INFORMATION SHOWN
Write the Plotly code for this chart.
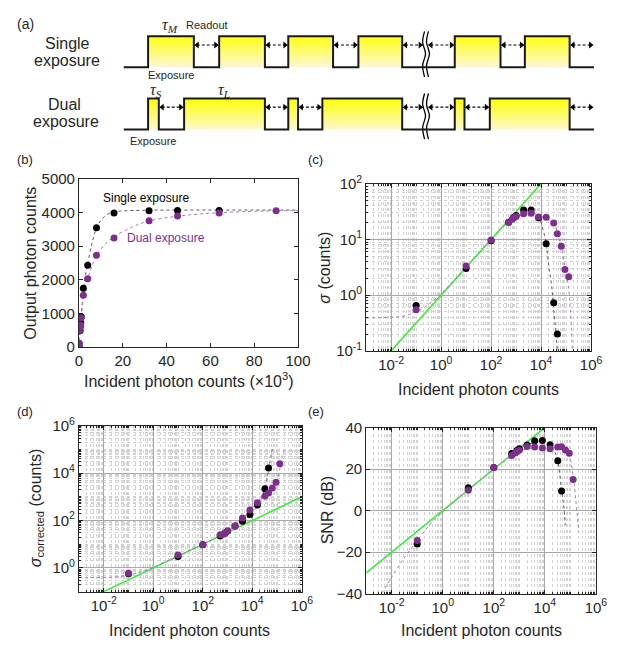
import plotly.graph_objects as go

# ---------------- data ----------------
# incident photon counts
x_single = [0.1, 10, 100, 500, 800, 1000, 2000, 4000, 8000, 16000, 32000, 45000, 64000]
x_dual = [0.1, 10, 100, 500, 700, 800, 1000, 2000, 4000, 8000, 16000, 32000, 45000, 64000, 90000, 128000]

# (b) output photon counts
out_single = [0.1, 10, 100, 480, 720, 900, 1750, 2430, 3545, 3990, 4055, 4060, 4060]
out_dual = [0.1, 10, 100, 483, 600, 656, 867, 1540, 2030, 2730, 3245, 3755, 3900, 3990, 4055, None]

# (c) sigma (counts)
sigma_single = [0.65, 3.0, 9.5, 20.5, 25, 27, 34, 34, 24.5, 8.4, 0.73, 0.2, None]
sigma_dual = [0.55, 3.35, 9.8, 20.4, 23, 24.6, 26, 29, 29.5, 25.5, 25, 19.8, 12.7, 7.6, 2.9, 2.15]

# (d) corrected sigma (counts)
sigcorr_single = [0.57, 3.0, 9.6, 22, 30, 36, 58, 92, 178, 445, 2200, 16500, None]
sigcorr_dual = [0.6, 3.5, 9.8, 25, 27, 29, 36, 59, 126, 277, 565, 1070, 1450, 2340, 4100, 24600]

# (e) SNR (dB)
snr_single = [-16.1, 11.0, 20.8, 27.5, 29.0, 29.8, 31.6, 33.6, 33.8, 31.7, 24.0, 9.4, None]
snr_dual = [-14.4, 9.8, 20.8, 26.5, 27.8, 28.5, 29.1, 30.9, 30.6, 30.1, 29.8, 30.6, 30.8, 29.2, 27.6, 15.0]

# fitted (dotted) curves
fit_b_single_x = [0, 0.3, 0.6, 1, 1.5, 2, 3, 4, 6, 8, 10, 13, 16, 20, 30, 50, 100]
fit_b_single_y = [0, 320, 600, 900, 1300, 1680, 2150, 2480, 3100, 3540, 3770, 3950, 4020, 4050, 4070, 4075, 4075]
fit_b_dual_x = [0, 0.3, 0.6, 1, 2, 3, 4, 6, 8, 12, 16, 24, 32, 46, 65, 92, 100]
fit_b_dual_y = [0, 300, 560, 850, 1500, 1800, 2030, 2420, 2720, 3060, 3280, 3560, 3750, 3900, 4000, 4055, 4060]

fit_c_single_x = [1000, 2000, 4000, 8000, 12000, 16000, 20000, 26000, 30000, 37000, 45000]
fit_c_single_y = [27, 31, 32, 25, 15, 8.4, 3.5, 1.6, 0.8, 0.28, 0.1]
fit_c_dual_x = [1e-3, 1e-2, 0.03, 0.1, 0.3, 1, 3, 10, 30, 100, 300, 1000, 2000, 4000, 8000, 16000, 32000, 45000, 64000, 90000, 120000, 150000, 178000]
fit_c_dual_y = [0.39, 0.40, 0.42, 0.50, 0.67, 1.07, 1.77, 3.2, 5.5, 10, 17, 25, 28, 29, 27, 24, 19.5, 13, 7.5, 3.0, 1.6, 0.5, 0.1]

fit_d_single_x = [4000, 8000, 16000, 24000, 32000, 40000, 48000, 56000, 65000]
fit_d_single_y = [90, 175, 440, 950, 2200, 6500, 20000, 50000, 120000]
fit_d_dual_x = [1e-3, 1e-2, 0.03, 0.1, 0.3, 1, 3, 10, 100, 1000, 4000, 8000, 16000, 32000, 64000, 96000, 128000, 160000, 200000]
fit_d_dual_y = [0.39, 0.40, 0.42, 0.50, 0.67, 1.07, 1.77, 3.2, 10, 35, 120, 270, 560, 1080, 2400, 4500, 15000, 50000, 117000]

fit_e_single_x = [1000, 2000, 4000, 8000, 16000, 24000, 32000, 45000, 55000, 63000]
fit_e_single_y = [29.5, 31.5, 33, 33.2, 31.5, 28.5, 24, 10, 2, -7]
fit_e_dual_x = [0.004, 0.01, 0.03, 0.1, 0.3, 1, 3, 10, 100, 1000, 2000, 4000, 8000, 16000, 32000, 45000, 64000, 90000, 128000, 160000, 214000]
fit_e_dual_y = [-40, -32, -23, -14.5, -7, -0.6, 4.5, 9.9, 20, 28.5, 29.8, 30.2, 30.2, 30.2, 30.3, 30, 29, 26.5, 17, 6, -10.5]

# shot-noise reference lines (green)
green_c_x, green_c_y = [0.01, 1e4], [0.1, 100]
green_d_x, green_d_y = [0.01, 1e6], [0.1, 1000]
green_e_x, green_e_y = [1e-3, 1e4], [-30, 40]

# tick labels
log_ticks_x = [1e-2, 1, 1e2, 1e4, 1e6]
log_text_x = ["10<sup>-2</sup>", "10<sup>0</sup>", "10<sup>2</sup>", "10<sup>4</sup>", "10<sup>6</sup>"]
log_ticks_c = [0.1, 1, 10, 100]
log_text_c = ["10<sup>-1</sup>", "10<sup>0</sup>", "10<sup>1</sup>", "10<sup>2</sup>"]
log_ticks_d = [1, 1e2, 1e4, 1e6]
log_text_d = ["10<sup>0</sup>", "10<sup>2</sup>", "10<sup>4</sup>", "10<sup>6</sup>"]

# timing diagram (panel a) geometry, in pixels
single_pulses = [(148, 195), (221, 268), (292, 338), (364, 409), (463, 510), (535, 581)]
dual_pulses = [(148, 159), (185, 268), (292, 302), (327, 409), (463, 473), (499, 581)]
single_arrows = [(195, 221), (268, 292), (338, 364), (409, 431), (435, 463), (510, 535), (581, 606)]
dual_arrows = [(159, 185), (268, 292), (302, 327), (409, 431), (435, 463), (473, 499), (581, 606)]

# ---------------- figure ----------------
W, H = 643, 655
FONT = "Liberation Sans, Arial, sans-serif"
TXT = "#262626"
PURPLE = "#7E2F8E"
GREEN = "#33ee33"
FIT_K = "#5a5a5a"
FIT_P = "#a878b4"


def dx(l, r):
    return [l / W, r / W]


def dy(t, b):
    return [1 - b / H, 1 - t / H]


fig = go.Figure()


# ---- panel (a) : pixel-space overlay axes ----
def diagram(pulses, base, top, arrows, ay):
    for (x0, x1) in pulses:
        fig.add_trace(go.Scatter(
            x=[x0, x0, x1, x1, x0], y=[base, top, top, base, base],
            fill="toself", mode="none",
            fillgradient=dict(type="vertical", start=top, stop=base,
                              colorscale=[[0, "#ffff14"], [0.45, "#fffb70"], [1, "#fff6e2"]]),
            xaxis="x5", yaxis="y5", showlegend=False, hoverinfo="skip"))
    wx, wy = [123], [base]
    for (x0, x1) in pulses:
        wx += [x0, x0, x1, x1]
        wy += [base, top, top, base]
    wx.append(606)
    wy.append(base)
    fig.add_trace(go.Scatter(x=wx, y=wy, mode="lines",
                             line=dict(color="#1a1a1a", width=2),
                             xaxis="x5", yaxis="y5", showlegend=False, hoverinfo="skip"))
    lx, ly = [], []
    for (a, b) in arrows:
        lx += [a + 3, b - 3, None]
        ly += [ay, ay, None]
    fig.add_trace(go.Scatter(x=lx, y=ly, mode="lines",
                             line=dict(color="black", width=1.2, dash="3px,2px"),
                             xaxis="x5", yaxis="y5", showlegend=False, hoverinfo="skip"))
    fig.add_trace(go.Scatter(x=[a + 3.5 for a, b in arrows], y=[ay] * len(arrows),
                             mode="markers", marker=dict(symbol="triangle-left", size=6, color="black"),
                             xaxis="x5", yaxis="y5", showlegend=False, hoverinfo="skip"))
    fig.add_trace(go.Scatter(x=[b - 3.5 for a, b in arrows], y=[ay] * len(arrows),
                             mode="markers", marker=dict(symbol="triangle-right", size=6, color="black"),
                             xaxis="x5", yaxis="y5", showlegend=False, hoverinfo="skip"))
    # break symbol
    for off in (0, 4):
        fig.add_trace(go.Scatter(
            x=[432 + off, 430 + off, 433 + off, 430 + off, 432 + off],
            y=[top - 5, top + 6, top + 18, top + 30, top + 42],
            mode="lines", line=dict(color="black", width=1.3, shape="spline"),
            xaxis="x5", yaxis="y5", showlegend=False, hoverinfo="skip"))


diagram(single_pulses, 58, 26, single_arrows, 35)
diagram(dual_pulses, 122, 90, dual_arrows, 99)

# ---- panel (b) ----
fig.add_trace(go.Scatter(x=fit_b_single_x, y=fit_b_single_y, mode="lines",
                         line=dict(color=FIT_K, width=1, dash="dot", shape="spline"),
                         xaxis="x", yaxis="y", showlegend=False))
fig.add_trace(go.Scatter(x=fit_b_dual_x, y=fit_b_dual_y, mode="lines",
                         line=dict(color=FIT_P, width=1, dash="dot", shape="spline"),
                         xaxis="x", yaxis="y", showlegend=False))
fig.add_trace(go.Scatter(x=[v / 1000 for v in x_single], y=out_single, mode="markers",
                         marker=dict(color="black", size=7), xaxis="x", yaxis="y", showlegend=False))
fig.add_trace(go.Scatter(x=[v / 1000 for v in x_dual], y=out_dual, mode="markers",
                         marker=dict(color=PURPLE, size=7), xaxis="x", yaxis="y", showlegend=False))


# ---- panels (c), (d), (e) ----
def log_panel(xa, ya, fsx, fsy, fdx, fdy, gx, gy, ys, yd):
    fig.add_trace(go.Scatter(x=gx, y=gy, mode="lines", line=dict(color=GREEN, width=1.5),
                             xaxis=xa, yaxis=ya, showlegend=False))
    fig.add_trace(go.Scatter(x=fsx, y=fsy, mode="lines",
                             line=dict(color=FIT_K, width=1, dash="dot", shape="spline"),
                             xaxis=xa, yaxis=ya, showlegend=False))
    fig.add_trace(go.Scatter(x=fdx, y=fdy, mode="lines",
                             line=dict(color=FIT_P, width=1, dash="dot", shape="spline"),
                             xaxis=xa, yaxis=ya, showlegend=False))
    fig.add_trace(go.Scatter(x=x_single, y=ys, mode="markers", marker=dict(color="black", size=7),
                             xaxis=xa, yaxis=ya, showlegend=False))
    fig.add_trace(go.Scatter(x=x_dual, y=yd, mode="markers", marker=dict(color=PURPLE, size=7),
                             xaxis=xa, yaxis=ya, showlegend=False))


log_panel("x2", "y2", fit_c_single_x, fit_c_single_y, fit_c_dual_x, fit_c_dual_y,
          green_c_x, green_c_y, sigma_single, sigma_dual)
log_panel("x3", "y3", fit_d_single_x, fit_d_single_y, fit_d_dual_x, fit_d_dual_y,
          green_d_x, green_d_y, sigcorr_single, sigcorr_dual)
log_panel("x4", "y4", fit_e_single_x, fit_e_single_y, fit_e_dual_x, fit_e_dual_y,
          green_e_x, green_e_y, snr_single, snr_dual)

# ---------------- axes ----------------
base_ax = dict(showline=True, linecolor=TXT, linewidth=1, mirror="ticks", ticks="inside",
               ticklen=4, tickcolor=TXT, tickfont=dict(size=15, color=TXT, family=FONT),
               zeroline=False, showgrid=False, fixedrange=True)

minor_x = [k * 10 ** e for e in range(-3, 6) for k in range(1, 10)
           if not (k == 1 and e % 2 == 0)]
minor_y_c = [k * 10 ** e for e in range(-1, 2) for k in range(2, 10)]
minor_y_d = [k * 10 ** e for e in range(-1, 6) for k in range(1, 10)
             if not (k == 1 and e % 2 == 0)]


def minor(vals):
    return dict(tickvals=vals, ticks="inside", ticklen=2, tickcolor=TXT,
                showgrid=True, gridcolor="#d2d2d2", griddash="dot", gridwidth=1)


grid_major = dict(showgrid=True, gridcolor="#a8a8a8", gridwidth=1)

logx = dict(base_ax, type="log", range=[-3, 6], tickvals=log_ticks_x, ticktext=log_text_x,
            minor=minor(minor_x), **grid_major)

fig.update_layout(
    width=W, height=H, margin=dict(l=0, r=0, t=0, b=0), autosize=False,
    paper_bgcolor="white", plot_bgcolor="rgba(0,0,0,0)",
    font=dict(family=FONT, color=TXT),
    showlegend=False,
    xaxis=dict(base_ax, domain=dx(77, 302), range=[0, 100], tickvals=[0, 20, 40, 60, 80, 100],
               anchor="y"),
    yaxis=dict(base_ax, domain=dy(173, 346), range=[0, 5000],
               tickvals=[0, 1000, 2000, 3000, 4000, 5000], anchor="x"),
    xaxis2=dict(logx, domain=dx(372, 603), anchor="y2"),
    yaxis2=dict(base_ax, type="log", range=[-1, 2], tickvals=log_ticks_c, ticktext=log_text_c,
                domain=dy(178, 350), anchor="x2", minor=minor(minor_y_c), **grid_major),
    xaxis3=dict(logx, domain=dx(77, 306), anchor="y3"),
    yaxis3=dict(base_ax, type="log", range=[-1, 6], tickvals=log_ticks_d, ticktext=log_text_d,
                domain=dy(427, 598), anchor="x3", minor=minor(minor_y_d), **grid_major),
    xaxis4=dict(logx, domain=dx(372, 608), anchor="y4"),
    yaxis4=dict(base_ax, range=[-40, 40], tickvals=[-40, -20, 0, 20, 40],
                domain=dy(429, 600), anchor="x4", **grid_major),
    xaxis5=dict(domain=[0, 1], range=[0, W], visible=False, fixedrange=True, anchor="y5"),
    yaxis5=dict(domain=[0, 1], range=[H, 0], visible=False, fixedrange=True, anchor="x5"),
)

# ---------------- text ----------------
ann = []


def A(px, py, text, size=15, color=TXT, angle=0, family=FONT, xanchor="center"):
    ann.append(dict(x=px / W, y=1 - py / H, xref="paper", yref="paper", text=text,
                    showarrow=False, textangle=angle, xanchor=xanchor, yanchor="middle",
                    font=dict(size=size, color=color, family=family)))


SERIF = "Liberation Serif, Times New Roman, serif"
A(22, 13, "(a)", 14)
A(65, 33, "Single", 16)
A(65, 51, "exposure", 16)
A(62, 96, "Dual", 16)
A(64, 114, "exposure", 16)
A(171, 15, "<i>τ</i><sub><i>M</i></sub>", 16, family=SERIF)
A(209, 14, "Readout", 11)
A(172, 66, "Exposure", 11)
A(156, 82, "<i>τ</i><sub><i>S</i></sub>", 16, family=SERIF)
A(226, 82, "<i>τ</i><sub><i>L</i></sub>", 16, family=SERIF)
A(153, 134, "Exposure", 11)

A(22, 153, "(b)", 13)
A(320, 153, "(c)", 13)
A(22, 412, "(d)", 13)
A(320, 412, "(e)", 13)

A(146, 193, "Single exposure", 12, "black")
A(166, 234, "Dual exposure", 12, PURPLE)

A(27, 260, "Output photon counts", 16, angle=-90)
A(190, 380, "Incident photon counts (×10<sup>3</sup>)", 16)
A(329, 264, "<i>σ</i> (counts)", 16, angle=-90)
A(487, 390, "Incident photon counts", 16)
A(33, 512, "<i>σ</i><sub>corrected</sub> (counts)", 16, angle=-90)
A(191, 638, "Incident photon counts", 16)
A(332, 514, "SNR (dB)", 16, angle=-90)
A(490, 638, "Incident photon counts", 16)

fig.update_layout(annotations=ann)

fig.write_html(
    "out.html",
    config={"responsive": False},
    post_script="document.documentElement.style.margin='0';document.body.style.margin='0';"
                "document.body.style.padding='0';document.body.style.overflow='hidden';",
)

GIVEN EXERCISE
Set the lines above down again, word for word, from the first through the one containing "64000, 90000, 128000]"; pictures excluded.

RESPONSE TO THE TASK
Write the Plotly code for this chart.
import plotly.graph_objects as go

# ---------------- data ----------------
# incident photon counts
x_single = [0.1, 10, 100, 500, 800, 1000, 2000, 4000, 8000, 16000, 32000, 45000, 64000]
x_dual = [0.1, 10, 100, 500, 700, 800, 1000, 2000, 4000, 8000, 16000, 32000, 45000, 64000, 90000, 128000]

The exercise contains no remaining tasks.